Telecom Italia CEO Marco Patuano
Fintech is understood to have made its proposal in an effort to save the deal, after it became apparent that regulators in Argentina had still not cleared the sale of the 22.7 per cent stake. Regulatory approval has been delayed twice, and it had been hoped that clearance would be received by Sept. 25.
At the same time, Reuters reported that investor group Asati challenged the sale of the Telecom Argentina stake ahead of the meeting on Friday, saying that Telecom Italia should maintain its holding.
Reuters noted that Telecom Italia agreed to sell the stake to Fintech for $960 million almost a year ago. The move forms part of the Italian operator's plan to reduce debt and improve its general financial position to support future network investments. Quoting unnamed sources from Argentina's competition watchdog, Reuters said the regulator had not yet decided whether to approve the deal.
Earlier in September, Telecom Italia CEO Marco Patuano said further significant delay could cause the deal to collapse.
Meanwhile Telecom Italia also faces further takeover speculation after reports emerged this week that Sol Trujillo, the former CEO of Australian operator Telstra as well as Orange, was seeking to raise up to €7.5 billion ($9.6 billion) to bid for a stake in the operator. Citing unnamed sources, Bloomberg said Trujillo has discussed the plan with U.S.-based financial advisers, while sovereign wealth funds in the Middle East are also understood to be interested.
According to Bloomberg, Trujillo's plan is dubbed Project Adriano, and would also see the former telecoms executive installed as CEO of the Italian operator. Reuters quoted junior minister Antonello Giacomelli as saying he was not aware of any such plan.
In general, Telecom Italia has not had it easy of late: for example, efforts to buy Brazil-based broadband provider GVT failed after Vivendi agreed to sell the unit to Spanish rival Telefónica.

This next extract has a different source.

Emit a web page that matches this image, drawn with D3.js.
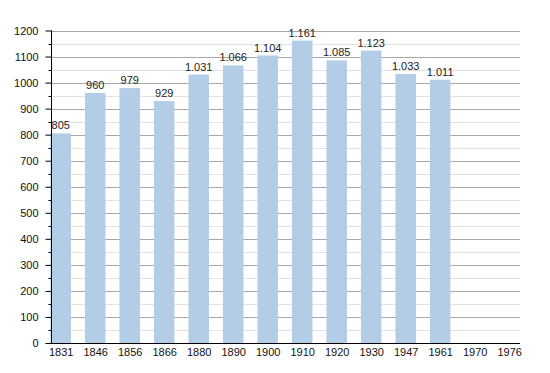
<!DOCTYPE html>
<html>
<head>
<meta charset="utf-8">
<script src="https://cdn.jsdelivr.net/npm/d3@7"></script>
<style>
  body { margin: 0; background: #fff; }
  text { font-family: "Liberation Sans", Arial, sans-serif; }
</style>
</head>
<body>
<div id="chart"></div>
<script>
// population by census year (empty years have no bar)
let years = ["1831", "1846", "1856", "1866", "1880", "1890", "1900", "1910", "1920", "1930", "1947", "1961", "1970", "1976"];
let population = [805, 960, 979, 929, 1031, 1066, 1104, 1161, 1085, 1123, 1033, 1011, null, null];
let yTicks = [0, 100, 200, 300, 400, 500, 600, 700, 800, 900, 1000, 1100, 1200];

let width = 550, height = 373;
let plotLeft = 51, plotRight = 520, plotTop = 30.5, plotBottom = 343;

let svg = d3.select("#chart")
  .append("svg")
  .attr("width", width)
  .attr("height", height);

let yScale = d3.scaleLinear()
  .domain([0, 1200])
  .range([plotBottom, plotTop]);

// centers of the bars
let xScale = d3.scalePoint()
  .domain(years)
  .range([60.7, 509.2]);

let barWidth = 20.5;

// grid lines, light ones every 50, darker every 100
let minor = d3.range(50, 1200, 100);
svg.append("g")
  .selectAll("line")
  .data(minor)
  .enter()
  .append("line")
  .attr("x1", plotLeft + 1).attr("x2", plotRight)
  .attr("y1", d => Math.round(yScale(d)) + 0.5)
  .attr("y2", d => Math.round(yScale(d)) + 0.5)
  .attr("stroke", "#e2e2e2");

svg.append("g")
  .selectAll("line")
  .data(yTicks.slice(1))
  .enter()
  .append("line")
  .attr("x1", plotLeft + 1).attr("x2", plotRight)
  .attr("y1", d => Math.round(yScale(d)) + 0.5)
  .attr("y2", d => Math.round(yScale(d)) + 0.5)
  .attr("stroke", "#a8a8a8");

// bars
let points = years.map((y, i) => [y, population[i]]).filter(d => d[1] != null);

svg.append("g")
  .selectAll("rect")
  .data(points)
  .enter()
  .append("rect")
  .attr("x", d => xScale(d[0]) - barWidth / 2)
  .attr("width", barWidth)
  .attr("y", d => yScale(d[1]))
  .attr("height", d => plotBottom - yScale(d[1]))
  .attr("fill", "#b3cde6");

// value labels, dot as thousands separator
let fmt = d3.formatLocale({ decimal: ",", thousands: ".", grouping: [3], currency: ["", ""] }).format(",d");

svg.append("g")
  .selectAll("text")
  .data(points)
  .enter()
  .append("text")
  .attr("x", d => xScale(d[0]))
  .attr("y", d => yScale(d[1]) - 4)
  .attr("text-anchor", "middle")
  .attr("font-size", "11px")
  .attr("fill", "#222")
  .text(d => fmt(d[1]));

// y axis with minor ticks
let yAxis = d3.axisLeft(yScale)
  .tickValues(yTicks)
  .tickFormat(d3.format("d"))
  .tickSize(6)
  .tickPadding(7);

let yg = svg.append("g")
  .attr("transform", "translate(" + (plotLeft + 0.5) + ",0)")
  .call(yAxis);
yg.select(".domain").attr("d", "M0," + plotTop + "V" + plotBottom).attr("stroke", "#000");
yg.selectAll(".tick text").attr("font-size", "11px").attr("font-family", "Liberation Sans, Arial, sans-serif").attr("fill", "#111");
yg.selectAll(".tick line").attr("stroke", "#000");

yg.append("g")
  .selectAll("line")
  .data(minor)
  .enter()
  .append("line")
  .attr("x1", -3).attr("x2", 0)
  .attr("y1", d => Math.round(yScale(d)) + 0.5)
  .attr("y2", d => Math.round(yScale(d)) + 0.5)
  .attr("stroke", "#000");

// x axis line and labels
let xAxis = d3.axisBottom(xScale)
  .tickSize(0)
  .tickPadding(5);

let xg = svg.append("g")
  .attr("transform", "translate(0," + (plotBottom + 0.5) + ")")
  .call(xAxis);
xg.select(".domain").attr("d", "M" + plotLeft + ",0H" + plotRight).attr("stroke", "#000");
xg.selectAll(".tick text").attr("font-size", "11px").attr("font-family", "Liberation Sans, Arial, sans-serif").attr("fill", "#111");
</script>
</body>
</html>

Last week, Telefónica agreed to acquire GVT for just over €7 billion in cash and stocks, following three weeks of exclusive negotiations. As part of the deal, Vivendi will receive 7.4 per cent of Telefónica Brasil shares, and 5.7 per cent of Telecom Italia shares.
The GVT decision leaves Telecom Italia in a precarious position on the Brazilian market following widespread reports that local operator Oi is eyeing an acquisition of Telecom Italia's local business TIM Brasil. The Italian incumbent, along with Telefónica, is keen to shore up its position in Brazil, which has become a key driver of earnings growth amid stagnation in the two operators' domestic European markets.
Telecom Italia now has debts of around €32 billion and is under pressure to improve its financial standing after its credit rating was reduced to junk status last year. Patuano has previously outlined a €4 billion plan to help the company cut debt and improve its domestic network assets.